Pictures must not be retyped. Return exactly the lines from the one with "Rebuild this chart" through the one with "from matplotlib.patches import", both included, and no others.

===

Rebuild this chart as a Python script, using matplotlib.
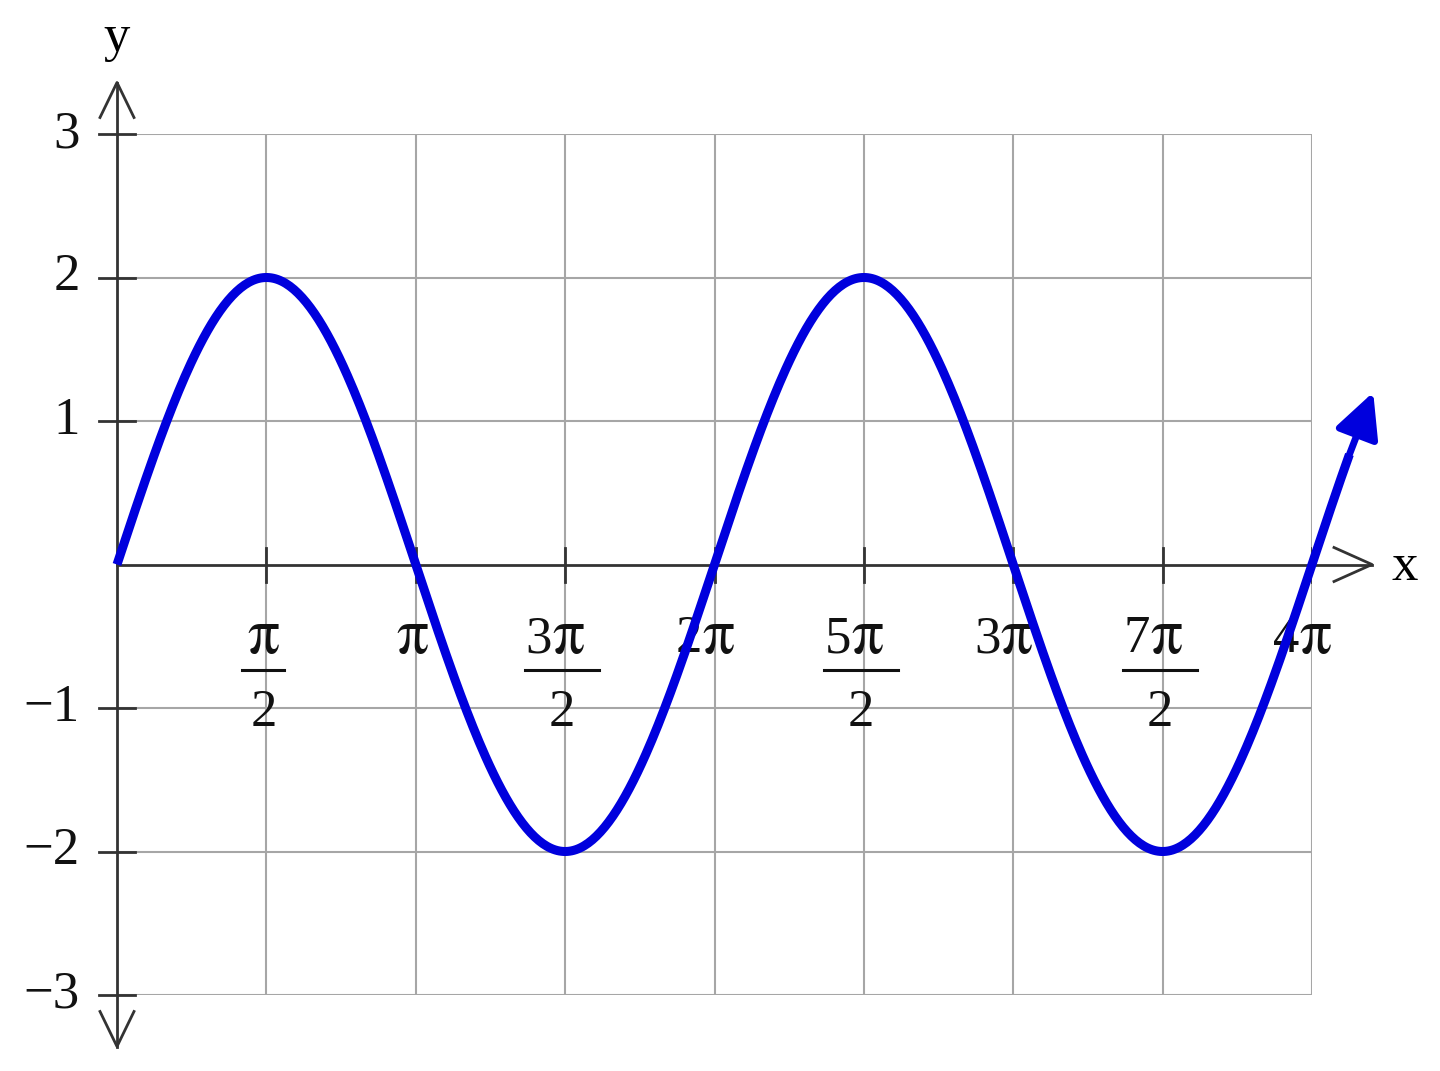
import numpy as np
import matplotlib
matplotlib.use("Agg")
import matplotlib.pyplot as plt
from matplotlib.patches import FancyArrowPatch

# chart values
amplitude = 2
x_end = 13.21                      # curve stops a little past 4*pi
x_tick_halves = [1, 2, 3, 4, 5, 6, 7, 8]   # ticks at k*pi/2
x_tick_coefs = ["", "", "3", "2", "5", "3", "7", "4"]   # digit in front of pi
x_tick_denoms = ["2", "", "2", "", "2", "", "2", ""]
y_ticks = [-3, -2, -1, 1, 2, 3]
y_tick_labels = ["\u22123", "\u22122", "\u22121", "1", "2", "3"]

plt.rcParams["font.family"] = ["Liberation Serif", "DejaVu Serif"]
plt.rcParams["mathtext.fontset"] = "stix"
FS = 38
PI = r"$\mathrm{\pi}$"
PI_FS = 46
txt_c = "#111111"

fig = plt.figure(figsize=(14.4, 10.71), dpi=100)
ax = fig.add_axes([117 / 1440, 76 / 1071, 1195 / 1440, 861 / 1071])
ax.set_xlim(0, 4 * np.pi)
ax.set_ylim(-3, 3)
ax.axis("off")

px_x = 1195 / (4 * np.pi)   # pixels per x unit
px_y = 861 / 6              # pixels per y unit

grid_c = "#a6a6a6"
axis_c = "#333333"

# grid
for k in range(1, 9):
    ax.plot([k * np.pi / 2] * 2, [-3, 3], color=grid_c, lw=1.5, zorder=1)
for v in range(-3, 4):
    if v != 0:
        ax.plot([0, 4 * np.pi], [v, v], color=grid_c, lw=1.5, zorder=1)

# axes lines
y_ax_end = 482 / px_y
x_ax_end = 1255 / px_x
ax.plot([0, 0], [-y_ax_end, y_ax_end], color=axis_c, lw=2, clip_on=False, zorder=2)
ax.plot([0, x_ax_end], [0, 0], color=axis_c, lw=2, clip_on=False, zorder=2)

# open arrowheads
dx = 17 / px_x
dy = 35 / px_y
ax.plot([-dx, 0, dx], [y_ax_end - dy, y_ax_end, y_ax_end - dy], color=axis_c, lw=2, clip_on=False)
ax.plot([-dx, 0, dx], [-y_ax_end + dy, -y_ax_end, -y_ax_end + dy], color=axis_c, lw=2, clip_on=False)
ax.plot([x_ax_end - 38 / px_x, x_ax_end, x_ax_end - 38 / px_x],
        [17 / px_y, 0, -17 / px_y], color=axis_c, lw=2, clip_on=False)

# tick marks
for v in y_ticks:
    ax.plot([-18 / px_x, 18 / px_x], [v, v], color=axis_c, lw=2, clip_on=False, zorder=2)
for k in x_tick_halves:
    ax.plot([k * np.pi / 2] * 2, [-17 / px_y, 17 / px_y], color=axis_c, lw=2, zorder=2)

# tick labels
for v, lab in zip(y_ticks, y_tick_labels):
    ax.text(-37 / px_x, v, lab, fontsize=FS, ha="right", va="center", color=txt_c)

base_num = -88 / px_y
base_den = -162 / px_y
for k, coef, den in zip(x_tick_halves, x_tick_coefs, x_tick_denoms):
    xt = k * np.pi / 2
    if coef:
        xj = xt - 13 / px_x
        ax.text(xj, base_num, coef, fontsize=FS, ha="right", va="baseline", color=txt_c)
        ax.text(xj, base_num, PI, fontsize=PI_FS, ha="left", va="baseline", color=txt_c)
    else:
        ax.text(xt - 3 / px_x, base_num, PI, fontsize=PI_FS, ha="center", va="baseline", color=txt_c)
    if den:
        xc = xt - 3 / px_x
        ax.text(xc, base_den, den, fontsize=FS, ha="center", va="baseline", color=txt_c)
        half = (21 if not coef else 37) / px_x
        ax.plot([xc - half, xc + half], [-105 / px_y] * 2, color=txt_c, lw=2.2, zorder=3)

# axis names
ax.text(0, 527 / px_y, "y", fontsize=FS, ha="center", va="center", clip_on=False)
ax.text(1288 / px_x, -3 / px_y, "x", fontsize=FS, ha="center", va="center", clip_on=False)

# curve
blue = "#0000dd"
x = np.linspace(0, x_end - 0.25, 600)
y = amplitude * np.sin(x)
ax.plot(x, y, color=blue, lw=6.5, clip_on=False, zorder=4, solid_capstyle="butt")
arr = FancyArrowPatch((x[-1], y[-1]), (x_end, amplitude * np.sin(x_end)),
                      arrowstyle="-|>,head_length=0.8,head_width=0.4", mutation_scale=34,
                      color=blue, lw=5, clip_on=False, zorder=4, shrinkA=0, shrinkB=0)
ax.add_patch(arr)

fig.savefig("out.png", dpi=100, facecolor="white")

===

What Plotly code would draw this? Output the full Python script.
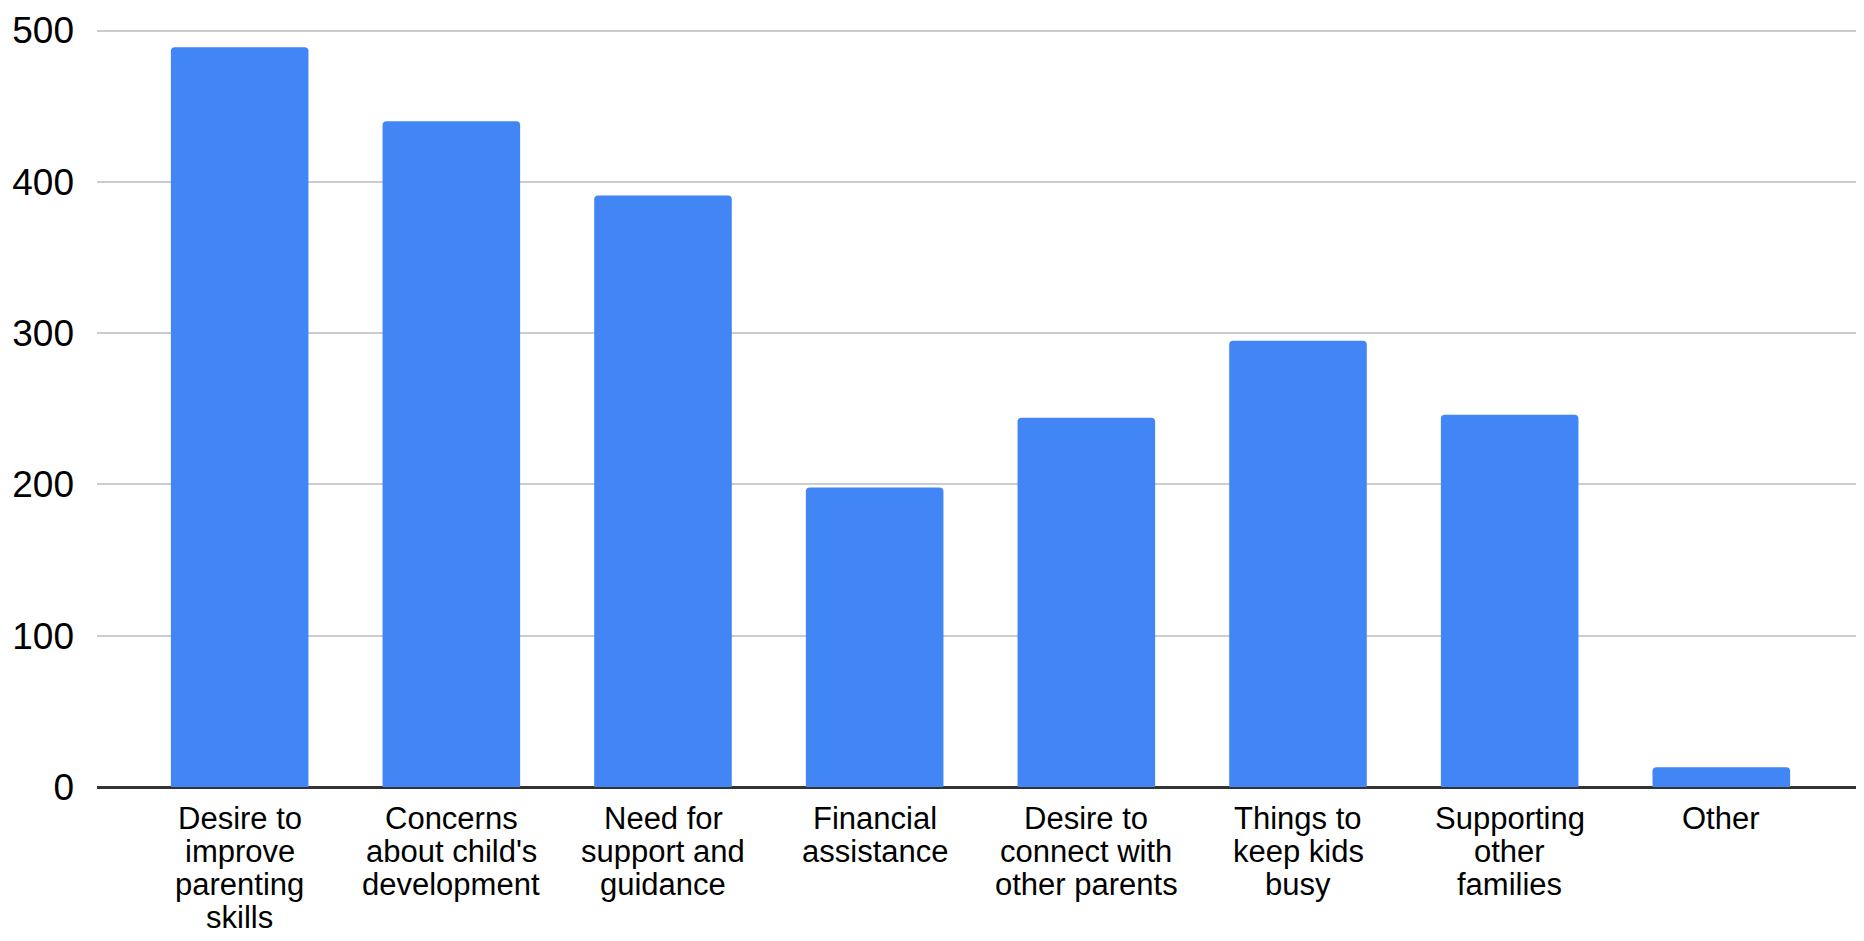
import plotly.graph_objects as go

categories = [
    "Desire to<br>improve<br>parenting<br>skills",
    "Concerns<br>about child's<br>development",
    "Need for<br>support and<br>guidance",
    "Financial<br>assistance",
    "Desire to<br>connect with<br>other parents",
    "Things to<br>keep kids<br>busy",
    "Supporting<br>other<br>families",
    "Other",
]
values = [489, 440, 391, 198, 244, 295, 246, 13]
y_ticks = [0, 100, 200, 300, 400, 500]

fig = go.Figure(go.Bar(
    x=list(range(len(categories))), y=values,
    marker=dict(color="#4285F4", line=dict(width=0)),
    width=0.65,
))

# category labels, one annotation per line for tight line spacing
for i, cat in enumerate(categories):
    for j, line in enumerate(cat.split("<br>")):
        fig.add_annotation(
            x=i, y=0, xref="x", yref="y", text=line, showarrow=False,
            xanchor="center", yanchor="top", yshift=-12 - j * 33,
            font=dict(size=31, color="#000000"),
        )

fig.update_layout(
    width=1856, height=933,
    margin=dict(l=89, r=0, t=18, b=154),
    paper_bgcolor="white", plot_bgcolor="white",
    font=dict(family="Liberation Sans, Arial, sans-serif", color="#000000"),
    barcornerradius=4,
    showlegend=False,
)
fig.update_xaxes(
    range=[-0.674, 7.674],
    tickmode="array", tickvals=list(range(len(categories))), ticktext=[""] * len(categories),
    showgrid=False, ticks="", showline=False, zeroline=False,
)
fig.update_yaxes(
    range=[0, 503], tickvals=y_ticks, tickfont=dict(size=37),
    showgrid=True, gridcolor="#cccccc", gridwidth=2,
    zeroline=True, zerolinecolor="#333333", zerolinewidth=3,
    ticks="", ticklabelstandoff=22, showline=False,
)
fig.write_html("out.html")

===

| Answer to the exercise |
Rebuild this chart as a Python script, using matplotlib.
import numpy as np
import matplotlib
matplotlib.use("Agg")
import matplotlib.pyplot as plt
from matplotlib.patches import FancyArrowPatch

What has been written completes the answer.